You can watch the talk here - link

GPU Basics

PCIe is used for communication between the CPU and the GPU.
NVLink is used for communication between the GPUs.

Each SM of Hopper architecture has -

4 sub-partitions
128 FP32 units
64 FP64 units
64 INT32 units
4 mixed-precision Tensor Cores
16 special function units
4 warp schedulers
32 load/store units
64K 32-bit registers
256KB unified L1 cache and shared memory (however on checking CUDA device properties, I found that the shared memory is 228 KB)
Tensor Memory Accelerator (TMA)

In Hopper, in addition to blocks and grids, there is an optional level in the thread hierarchy called - Thread Block Clusters. Thread blocks in a cluster are guaranteed to be concurrently scheduled and enable efficient cooperation and data sharing for threads across multiple SMs.

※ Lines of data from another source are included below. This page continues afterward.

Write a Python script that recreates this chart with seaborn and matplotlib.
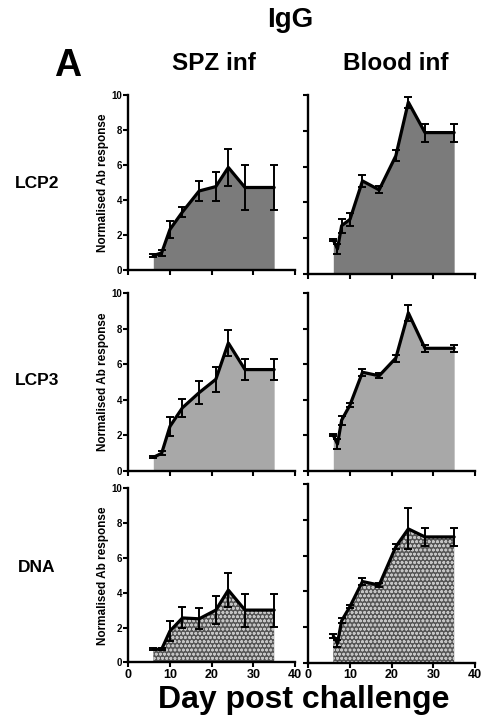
import numpy as np
import seaborn as sns
import pandas as pd
import matplotlib.pyplot as plt

sns.set_theme(style="ticks")
plt.rcParams["font.family"] = ["Liberation Sans", "DejaVu Sans"]
plt.rcParams["font.weight"] = "bold"
plt.rcParams["text.color"] = "black"
plt.rcParams["axes.labelcolor"] = "black"
plt.rcParams["xtick.color"] = "black"
plt.rcParams["ytick.color"] = "black"
plt.rcParams["hatch.linewidth"] = 0.8

# days post challenge
days_spz = [6, 8, 10, 13, 17, 21, 24, 28, 35]
days_blood = [6, 7, 8, 10, 13, 17, 21, 24, 28, 35]

# LCP2
lcp2_spz = [0.8, 0.95, 2.3, 3.3, 4.5, 4.75, 5.85, 4.7, 4.7]
lcp2_spz_err = [0.08, 0.15, 0.5, 0.3, 0.6, 0.85, 1.05, 1.3, 1.3]
lcp2_blood = [1.9, 1.4, 2.7, 3.05, 5.2, 4.7, 6.6, 9.6, 7.9, 7.9]
lcp2_blood_err = [0.08, 0.3, 0.4, 0.35, 0.35, 0.2, 0.3, 0.3, 0.5, 0.5]

# LCP3
lcp3_spz = [0.75, 0.98, 2.5, 3.55, 4.4, 5.15, 7.2, 5.7, 5.7]
lcp3_spz_err = [0.06, 0.12, 0.55, 0.5, 0.65, 0.7, 0.75, 0.6, 0.6]
lcp3_blood = [2.0, 1.5, 2.85, 3.7, 5.55, 5.35, 6.35, 8.9, 6.9, 6.9]
lcp3_blood_err = [0.06, 0.3, 0.25, 0.1, 0.2, 0.15, 0.2, 0.45, 0.2, 0.2]

# DNA
dna_spz = [0.75, 0.75, 1.8, 2.55, 2.5, 3.0, 4.15, 3.0, 3.0]
dna_spz_err = [0.05, 0.05, 0.6, 0.6, 0.6, 0.8, 1.0, 0.95, 0.95]
dna_blood = [1.5, 1.1, 2.35, 3.15, 4.55, 4.35, 6.5, 7.5, 7.05, 7.05]
dna_blood_err = [0.1, 0.2, 0.15, 0.1, 0.2, 0.1, 0.15, 1.15, 0.5, 0.5]

rows = ["LCP2", "LCP3", "DNA"]
cols = ["SPZ inf", "Blood inf"]

W, H = 482, 722
fig = plt.figure(figsize=(W / 100, H / 100), dpi=100)


def box(x0, x1, ytop, ybot):
    return [x0 / W, 1 - ybot / H, (x1 - x0) / W, (ybot - ytop) / H]


positions = [
    [box(128.3, 295, 95, 269.5), box(308.3, 475, 95, 274)],
    [box(128.3, 295, 293.3, 470.7), box(308.3, 475, 293.3, 470.7)],
    [box(128.3, 295, 488.3, 662.3), box(308.3, 475, 484.3, 662.7)],
]

panel_data = [
    [(days_spz, lcp2_spz, lcp2_spz_err), (days_blood, lcp2_blood, lcp2_blood_err)],
    [(days_spz, lcp3_spz, lcp3_spz_err), (days_blood, lcp3_blood, lcp3_blood_err)],
    [(days_spz, dna_spz, dna_spz_err), (days_blood, dna_blood, dna_blood_err)],
]

fills = ["#7b7b7b", "#a8a8a8", "#555555"]

for r in range(3):
    for c in range(2):
        ax = fig.add_axes(positions[r][c])
        d, v, e = panel_data[r][c]
        df = pd.DataFrame({"day": d, "val": v})
        if r == 2:
            ax.fill_between(d, v, facecolor=fills[r], edgecolor="#c4c4c4",
                            hatch="oooo", linewidth=0, zorder=1)
        else:
            ax.fill_between(d, v, color=fills[r], linewidth=0, zorder=1)
        sns.lineplot(data=df, x="day", y="val", ax=ax, color="black",
                     linewidth=2.3, zorder=3)
        ax.errorbar(d, v, yerr=e, fmt="none", ecolor="black", elinewidth=1.4,
                    capsize=3, capthick=1.4, zorder=4, clip_on=False)
        ax.set_xlim(0, 40)
        ax.set_ylim(0, 10)
        ax.set_xticks([0, 10, 20, 30, 40])
        ax.set_yticks([0, 2, 4, 6, 8, 10])
        sns.despine(ax=ax)
        for s in ["left", "bottom"]:
            ax.spines[s].set_linewidth(1.7)
            ax.spines[s].set_color("black")
        ax.tick_params(direction="out", length=3.5, width=1.5, color="black",
                       pad=1)
        ax.tick_params(axis="y", labelsize=7)
        ax.tick_params(axis="x", labelsize=9)
        ax.set_xlabel("")
        ax.set_ylabel("")
        if c == 0:
            ax.set_ylabel("Normalised Ab response", fontsize=8.5,
                          fontweight="bold", labelpad=2)
        else:
            ax.tick_params(axis="y", labelleft=False)
        if r < 2:
            ax.tick_params(axis="x", labelbottom=False)
        for lab in ax.get_xticklabels() + ax.get_yticklabels():
            lab.set_fontweight("bold")

fig.text(290 / W, 1 - 20 / H, "IgG", fontsize=20, fontweight="bold",
         ha="center", va="center")
fig.text(68 / W, 1 - 66 / H, "A", fontsize=27, fontweight="bold",
         ha="center", va="center")
fig.text(214 / W, 1 - 64 / H, "SPZ inf", fontsize=17.5, fontweight="bold",
         ha="center", va="center")
fig.text(396 / W, 1 - 64 / H, "Blood inf", fontsize=17.5, fontweight="bold",
         ha="center", va="center")
for lab, y in zip(rows, [183, 381, 568]):
    fig.text(37 / W, 1 - y / H, lab, fontsize=12.5, fontweight="bold",
             ha="center", va="center")
fig.text(304 / W, 1 - 700 / H, "Day post challenge", fontsize=23,
         fontweight="bold", ha="center", va="center")

fig.savefig("out.png", dpi=100)
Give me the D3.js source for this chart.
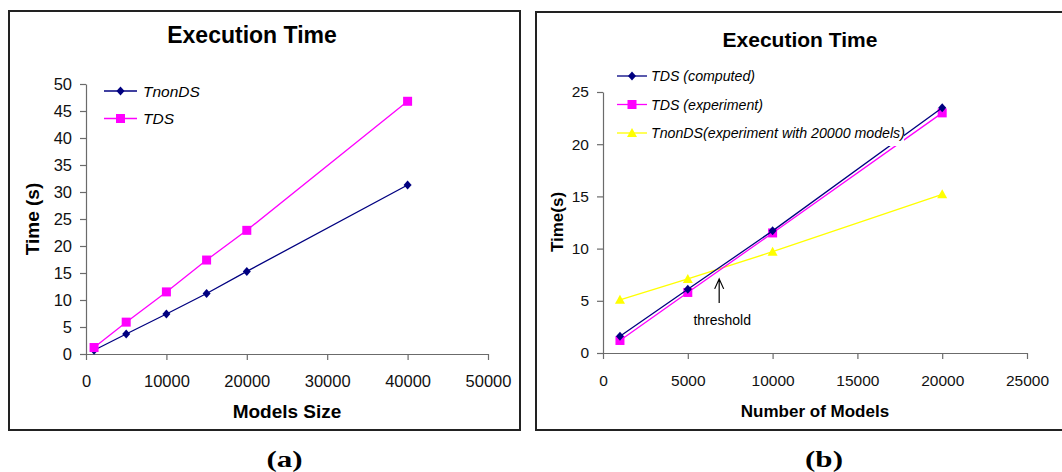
<!DOCTYPE html>
<html lang="en">
<head>
<meta charset="UTF-8">
<title>Execution Time</title>
<script src="https://cdn.jsdelivr.net/npm/d3@7"></script>
<style>
  body { margin: 0; background: #fff; }
  text { font-family: Arial, "Liberation Sans", sans-serif; }
</style>
</head>
<body>
<script>
    // panel (a) data
    const sizesA = [1000, 5000, 10000, 15000, 20000, 40000];
    const tnonDSA = [0.7, 3.7, 7.4, 11.2, 15.3, 31.3];
    const tdsA = [1.2, 5.9, 11.5, 17.4, 22.9, 46.8];
    const xTicksA = [0, 10000, 20000, 30000, 40000, 50000];
    const yTicksA = [0, 5, 10, 15, 20, 25, 30, 35, 40, 45, 50];

    // panel (b) data
    const modelsB = [1000, 5000, 10000, 20000];
    const tdsComputedB = [1.6, 6.1, 11.7, 23.5];
    const tdsExperimentB = [1.2, 5.8, 11.5, 23.0];
    const tnonDSB = [5.1, 7.1, 9.7, 15.2];
    const xTicksB = [0, 5000, 10000, 15000, 20000, 25000];
    const yTicksB = [0, 5, 10, 15, 20, 25];
    const threshold = { x: 6850, yTip: 7.1, yEnd: 4.8, yText: 2.7, label: "threshold" };

    const NAVY = "#000080", MAGENTA = "#ff00ff", YELLOW = "#ffff00", AXIS = "#6b6b6b";

    const svg = d3.select("body").append("svg")
        .attr("width", 1062)
        .attr("height", 472);

    // frames
    svg.append("rect").attr("x", 9).attr("y", 11).attr("width", 511).attr("height", 419)
        .attr("fill", "none").attr("stroke", "#222").attr("stroke-width", 2);
    svg.append("rect").attr("x", 536).attr("y", 12).attr("width", 540).attr("height", 418)
        .attr("fill", "none").attr("stroke", "#222").attr("stroke-width", 2);

    function marker(g, type, cx, cy, color) {
        if (type === "diamond") {
            g.append("path").attr("transform", `translate(${cx},${cy})`)
                .attr("d", "M0,-4.5L4,0L0,4.5L-4,0Z").attr("fill", color);
        } else if (type === "square") {
            g.append("rect").attr("x", cx - 4.5).attr("y", cy - 4.5)
                .attr("width", 9).attr("height", 9).attr("fill", color);
        } else {
            g.append("path").attr("transform", `translate(${cx},${cy})`)
                .attr("d", "M0,-5L5,4L-5,4Z").attr("fill", color);
        }
    }

    function drawAxes(g, x, y, xTicks, yTicks, tickFont) {
        const ax = g.append("g").attr("transform", `translate(0,${y.range()[0]})`)
            .call(d3.axisBottom(x).tickValues(xTicks).tickFormat(d3.format("d"))
                .tickSizeInner(6).tickSizeOuter(0).tickPadding(4));
        ax.selectAll("text").attr("y", 0).attr("dy", 0)
            .attr("transform", "translate(0,33)")
            .style("font-size", tickFont + "px").attr("fill", "#111");

        const ay = g.append("g").attr("transform", `translate(${x.range()[0]},0)`)
            .call(d3.axisLeft(y).tickValues(yTicks).tickSizeInner(6).tickSizeOuter(0).tickPadding(8));
        ay.selectAll("text").style("font-size", tickFont + "px").attr("fill", "#111");

        g.selectAll(".domain, .tick line").attr("stroke", AXIS).attr("stroke-width", 1.2);
    }

    function drawSeries(g, x, y, xs, ys, color, type) {
        const pts = xs.map((d, i) => [d, ys[i]]);
        g.append("path").datum(pts)
            .attr("fill", "none").attr("stroke", color).attr("stroke-width", 1.3)
            .attr("d", d3.line().x(d => x(d[0])).y(d => y(d[1])));
        pts.forEach(d => marker(g, type, x(d[0]), y(d[1]), color));
    }

    // ---------- panel (a) ----------
    const gA = svg.append("g");
    const xA = d3.scaleLinear().domain([0, 50000]).range([86, 488]);
    const yA = d3.scaleLinear().domain([0, 50]).range([354, 84]);
    drawAxes(gA, xA, yA, xTicksA, yTicksA, 16.5);
    drawSeries(gA, xA, yA, sizesA, tnonDSA, NAVY, "diamond");
    drawSeries(gA, xA, yA, sizesA, tdsA, MAGENTA, "square");

    gA.append("text").attr("x", 252).attr("y", 43).attr("text-anchor", "middle")
        .style("font-size", "23px").style("font-weight", "bold").text("Execution Time");
    gA.append("text").attr("x", 287).attr("y", 418).attr("text-anchor", "middle")
        .style("font-size", "19px").style("font-weight", "bold").text("Models Size");
    gA.append("text").attr("transform", "translate(39,219) rotate(-90)").attr("text-anchor", "middle")
        .style("font-size", "19px").style("font-weight", "bold").text("Time (s)");

    const legA = [
        { label: "TnonDS", color: NAVY, type: "diamond" },
        { label: "TDS", color: MAGENTA, type: "square" }
    ];
    legA.forEach((d, i) => {
        const ly = 91 + i * 27.5;
        gA.append("line").attr("x1", 104).attr("x2", 137).attr("y1", ly).attr("y2", ly)
            .attr("stroke", d.color).attr("stroke-width", 1.3);
        marker(gA, d.type, 120.5, ly, d.color);
        gA.append("text").attr("x", 143).attr("y", ly + 5.5)
            .style("font-size", "15.5px").style("font-style", "italic").text(d.label);
    });

    // ---------- panel (b) ----------
    const gB = svg.append("g");
    const xB = d3.scaleLinear().domain([0, 25000]).range([603, 1027]);
    const yB = d3.scaleLinear().domain([0, 25]).range([353, 92]);
    drawAxes(gB, xB, yB, xTicksB, yTicksB, 15.5);
    drawSeries(gB, xB, yB, modelsB, tnonDSB, YELLOW, "triangle");
    drawSeries(gB, xB, yB, modelsB, tdsExperimentB, MAGENTA, "square");
    drawSeries(gB, xB, yB, modelsB, tdsComputedB, NAVY, "diamond");

    gB.append("text").attr("x", 800).attr("y", 47).attr("text-anchor", "middle")
        .style("font-size", "21px").style("font-weight", "bold").text("Execution Time");
    gB.append("text").attr("x", 815).attr("y", 417).attr("text-anchor", "middle")
        .style("font-size", "17px").style("font-weight", "bold").text("Number of Models");
    gB.append("text").attr("transform", "translate(563,222) rotate(-90)").attr("text-anchor", "middle")
        .style("font-size", "17px").style("font-weight", "bold").text("Time(s)");

    // threshold annotation
    const tx = xB(threshold.x);
    gB.append("path")
        .attr("d", `M${tx},${yB(threshold.yEnd)}L${tx},${yB(threshold.yTip)}` +
            `M${tx - 4.5},${yB(threshold.yTip) + 10}L${tx},${yB(threshold.yTip)}L${tx + 4.5},${yB(threshold.yTip) + 10}`)
        .attr("fill", "none").attr("stroke", "#000").attr("stroke-width", 1.2);
    gB.append("text").attr("x", tx + 3).attr("y", yB(threshold.yText)).attr("text-anchor", "middle")
        .style("font-size", "14px").text(threshold.label);

    // legend (b) with white background
    gB.append("rect").attr("x", 613).attr("y", 63).attr("width", 291).attr("height", 83).attr("fill", "#fff");
    const legB = [
        { label: "TDS (computed)", color: NAVY, type: "diamond" },
        { label: "TDS (experiment)", color: MAGENTA, type: "square" },
        { label: "TnonDS(experiment with 20000 models)", color: YELLOW, type: "triangle" }
    ];
    legB.forEach((d, i) => {
        const ly = 76 + i * 28.5;
        gB.append("line").attr("x1", 617).attr("x2", 647).attr("y1", ly).attr("y2", ly)
            .attr("stroke", d.color).attr("stroke-width", 1.3);
        marker(gB, d.type, 632, ly, d.color);
        gB.append("text").attr("x", 651).attr("y", ly + 5)
            .style("font-size", "14.2px").style("font-style", "italic").text(d.label);
    });

    // captions
    [["(a)", 284.5], ["(b)", 824]].forEach(([t, cx]) => {
        svg.append("text").attr("transform", `translate(${cx},467) scale(1.35,1)`)
            .attr("text-anchor", "middle")
            .style("font-family", "'Liberation Serif', 'Times New Roman', serif")
            .style("font-size", "23px").style("font-weight", "bold").text(t);
    });
</script>
</body>
</html>
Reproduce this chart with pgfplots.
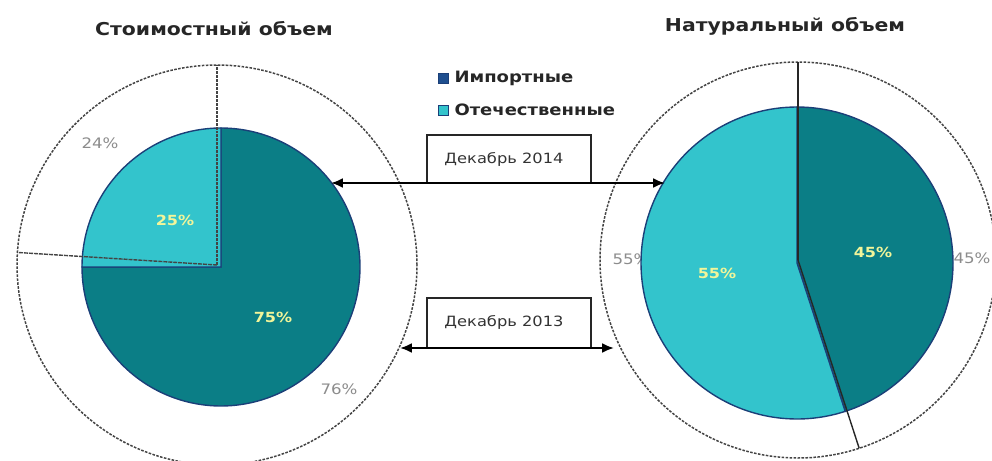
\documentclass[border=0pt]{standalone}
\usepackage{pgfplots}
\pgfplotsset{compat=1.18}
\usepackage{fontspec}
\setmainfont{DejaVu Sans}[FakeStretch=1.15]
\usetikzlibrary{arrows.meta}
\definecolor{imp}{HTML}{0B7E86}
\definecolor{dom}{HTML}{33C4CC}
\definecolor{edge}{HTML}{1B3F78}
\definecolor{lab}{HTML}{F2F59A}
\definecolor{glab}{HTML}{8C8C8C}
\definecolor{legimp}{HTML}{1F4F8F}
\definecolor{ring}{HTML}{444444}

% Shares, % (import / domestic)
\def\ValImp{75}     \def\ValDom{25}     % Стоимостный объем, декабрь 2014
\def\ValImpOld{76}  \def\ValDomOld{24}  % Стоимостный объем, декабрь 2013
\def\NatImp{45}     \def\NatDom{55}     % Натуральный объем, декабрь 2014
\def\NatImpOld{45}  \def\NatDomOld{55}  % Натуральный объем, декабрь 2013

\pgfmathsetmacro\aL{90-3.6*\ValImp}
\pgfmathsetmacro\aLo{90-3.6*\ValImpOld}
\pgfmathsetmacro\aR{90-3.6*\NatImp}
\pgfmathsetmacro\aRo{90-3.6*\NatImpOld}

\begin{document}
\begin{tikzpicture}
\begin{axis}[
  width=992bp, height=461bp, scale only axis,
  xmin=0, xmax=992, ymin=0, ymax=461, y dir=reverse,
  hide axis, clip=false,
]
\coordinate (sw) at (axis cs:0,461);
\coordinate (ne) at (axis cs:992,0);

% ---- outer (December 2013) rings ----
\addplot[ring, line width=1.5pt, dash pattern=on 2.6pt off 1.4pt, domain=0:360, samples=181] ({217+200*cos(x)},{265-200*sin(x)});
\addplot[ring, line width=1.5pt, dash pattern=on 2.6pt off 1.4pt, domain=0:360, samples=181] ({798+198*cos(x)},{260-198*sin(x)});

% outer labels
\node[text=glab, font=\fontsize{14.5}{16}\selectfont] at (axis cs:100,143) {\ValDomOld\%};
\node[text=glab, font=\fontsize{14.5}{16}\selectfont] at (axis cs:339,389) {\ValImpOld\%};
\node[text=glab, font=\fontsize{14.5}{16}\selectfont] at (axis cs:631,259) {\NatDomOld\%};
\node[text=glab, font=\fontsize{14.5}{16}\selectfont] at (axis cs:972,258) {\NatImpOld\%};

% ---- inner (December 2014) pies ----
\addplot[fill=imp, draw=edge, line width=1.4pt, domain=\aL:90, samples=150] ({221+139*cos(x)},{267-139*sin(x)}) -- (axis cs:221,267) -- cycle;
\addplot[fill=dom, draw=edge, line width=1.4pt, domain=-270:\aL, samples=60] ({221+139*cos(x)},{267-139*sin(x)}) -- (axis cs:221,267) -- cycle;

\addplot[fill=imp, draw=edge, line width=1.4pt, domain=\aR:90, samples=100] ({797+156*cos(x)},{263-156*sin(x)}) -- (axis cs:797,263) -- cycle;
\addplot[fill=dom, draw=edge, line width=1.4pt, domain=-270:\aR, samples=120] ({797+156*cos(x)},{263-156*sin(x)}) -- (axis cs:797,263) -- cycle;

% ring boundary lines
\addplot[ring, line width=1.4pt, dash pattern=on 3pt off 1pt, domain=0:200, samples=2] ({217+x*cos(90)},{265-x*sin(90)});
\addplot[ring, line width=1.4pt, dash pattern=on 4pt off 1pt, domain=0:200, samples=2] ({217+x*cos(\aLo)},{265-x*sin(\aLo)});
\addplot[black!85, line width=1.4pt, domain=0:198, samples=2] ({798+x*cos(90)},{260-x*sin(90)});
\addplot[black!85, line width=1.4pt, domain=0:198, samples=2] ({798+x*cos(\aRo)},{260-x*sin(\aRo)});

% inner labels
\node[text=lab, font=\bfseries\fontsize{14}{16}\selectfont] at (axis cs:175,220) {\ValDom\%};
\node[text=lab, font=\bfseries\fontsize{14}{16}\selectfont] at (axis cs:273,317) {\ValImp\%};
\node[text=lab, font=\bfseries\fontsize{14}{16}\selectfont] at (axis cs:873,252) {\NatImp\%};
\node[text=lab, font=\bfseries\fontsize{14}{16}\selectfont] at (axis cs:717,273) {\NatDom\%};

% ---- period boxes and arrows ----
\addplot[black!85, line width=1.4pt] coordinates {(427,183) (427,135) (591,135) (591,183)};
\addplot[black, line width=2pt, {Latex[length=12pt,width=10pt]}-{Latex[length=12pt,width=10pt]}] coordinates {(331,183) (665,183)};
\node[font=\fontsize{14.2}{16}\selectfont, text=black!80] at (axis cs:504,159) {Декабрь 2014};

\addplot[black!85, line width=1.4pt] coordinates {(427,348) (427,298) (591,298) (591,348)};
\addplot[black, line width=2pt, {Latex[length=12pt,width=10pt]}-{Latex[length=12pt,width=10pt]}] coordinates {(400,348) (614,348)};
\node[font=\fontsize{14.2}{16}\selectfont, text=black!80] at (axis cs:504,322) {Декабрь 2013};

% ---- titles ----
\node[font=\bfseries\fontsize{17.8}{20}\selectfont, text=black!85] at (axis cs:214,29) {Стоимостный объем};
\node[font=\bfseries\fontsize{17.8}{20}\selectfont, text=black!85] at (axis cs:785,26) {Натуральный объем};

% ---- legend ----
\addplot[only marks, mark=square*, mark size=5bp, mark options={fill=legimp, draw=edge, line width=1pt}] coordinates {(443,78)};
\addplot[only marks, mark=square*, mark size=5bp, mark options={fill=dom, draw=edge, line width=1pt}] coordinates {(443,110)};
\node[anchor=west, font=\bfseries\fontsize{15.7}{18}\selectfont, text=black!85] at (axis cs:451,78) {Импортные};
\node[anchor=west, font=\bfseries\fontsize{15.7}{18}\selectfont, text=black!85] at (axis cs:451,110) {Отечественные};
\end{axis}
\pgfresetboundingbox
\path (sw) rectangle (ne);
\end{tikzpicture}
\end{document}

GPUs follow SIMT (Single Instruction, Multiple Threads) execution.

Each thread has its own program counter.
SIMT = SIMD + Program Counters

Since Volta, each thread has its own program counter.

Warp Divergence

Metrics to look at (in NCU) to detect divergence:

Average Predicated-On Threads Executed
- At this instruction, how converged is my warp on average?
Divergent Branches
- Number of times branch target differed
(Soon) Derivative Average Predicated-On Threads Executed
- E.g. if in a piece of code - At to level, it diverges slightly (but only once) and stays diverged; and in lower level code, there is frequent divergence and re-convergence although less severely. Then,
  - Derivative metric has higher value for the top level divergence.
  - Divergent Branch metric has higher value for the lower level code.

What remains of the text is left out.